I have just spent the last three days on retreat at Pallotti College in Millgrove. Lovely place. I go there several times a year for various events, and it was nice to be there again.
I was meeting together with nine other men (four came with their wives) who have been a part of an ongoing group here in Melbourne who have been meeting with the intention of discerning whether they have a vocation to the diaconate. Over the three days, we were joined by four men (and their wives in two cases) who were already serving as deacons in other dioceses.
Melbourne must be almost the last diocese in Australia to institute the permanent diaconate (or simply “diaconate”, as one of the deacons put it–its the “transitional” deacons who need the qualifying tag), but it seems that this will be happening in the near future. I’m hardly the one to make the “announcement”, but it is open knowledge (as far as I know) that the Archbishop has set up a committee headed by Fr Michael McEntee to look into the details, and that the Synod of Priests has accepted the proposal. Fr McEntee and Bishop Hilton Deakin also attended the retreat. Nevertheless, there are as yet no firm details and certainly no time-table, and those of us attending the retreat were mere “hopefuls”–it is far to early to start using the tag “candidates”.
Those who were there, though, are keen to thrown their names into this hat of chaos. I am reading “Harry Potter and the Goblet of Fire” to the kids at the moment, and I feel rather like we are dropping our names into the “Diaconate Goblet” without really knowing what the tasks are ahead of us. Whatever is on the cards, it will be along the lines of the ACBC guidelines. That means that there will be a period of formation–the recommended time is four years full time formation, which is quite a bit when you consider that at the moment the canonical office of Deacon in Melbourne is being envisaged as a non-stipendiary, part-time role. However, the Archdiocese is clearly determined to do this “right”, and to learn from the mishaps and experiences of other dioceses in Australia. That is encouraging. I don’t know how much of the formation program I might have to do–one expects that there will be some “credit” for previous study and experience–nevertheless, I have never been a Catholic deacon before, and it isn’t quite the same thing as being a Lutheran pastor, so I expect there will be at least a couple of years’ work to be done.

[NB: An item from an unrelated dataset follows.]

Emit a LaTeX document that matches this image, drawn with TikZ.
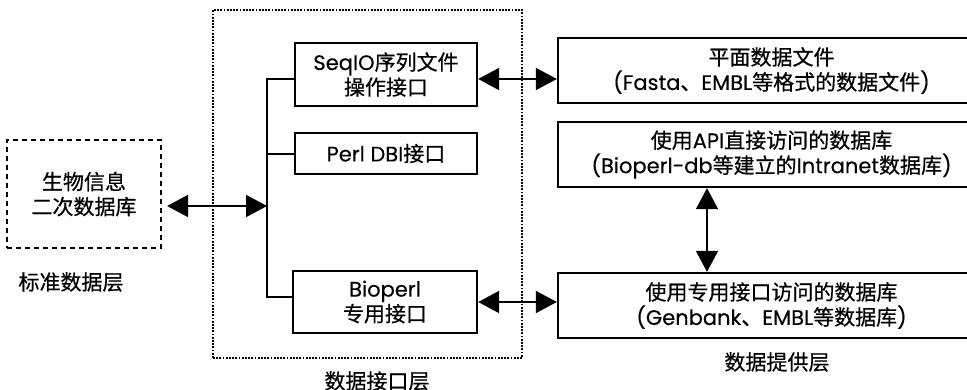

The retreat really focused upon matters of discernment–ie. discernment of vocation. It’s very hard, however, to discern whether one has a vocation to a role that is still really being defined. One thing I find quite hopeful is that Fr McEntee’s committee has largely accepted the findings of John Collins on these matters (well summarised by Anthony Gooley in the Pastoral Review essay “Deacons and the Servant Myth”, so that rather than being envisaged as a sort of “social justice worker”, their ministry will be clearly linked to the proclamation of the Word and to evangelisation, both in liturgical and secular contexts. It is also quite clear that they will not be simply ordained pastoral associates, and that their direct relationship with the bishop will be well spelled out.
So we will see where it goes. I expect that some time will be involved. Time, however, can be a grace, and a very long time can be a very great grace. Patience, unfortunately, was never one of my innate virtues.
Incidentally, as far as I know, I am the only convert clergy in Australia to apply for the permanent diaconate rather than the priesthood. There was, on the other hand, a Catholic deacon who some time ago converted to the Lutheran Church, and is now serving as a Lutheran pastor somewhere in Australia. I would like to know, from any Lutheran readers out there, whether or not they ordained him again or whether they accepted his diaconal ordination as sufficient for ordination to the word and sacrament in the Lutheran Church. (It is not the usual practice for Lutherans in Australia to re-ordain convert clergy.)
Another interesting thing is that Mr John Fenton (previously Pastor/Father John Fenton of the Evangelical Lutheran Church of America) is soon to be ordained as deacon and then priest of the Greek Orthodox Church of America. Obviously no four year formation period there.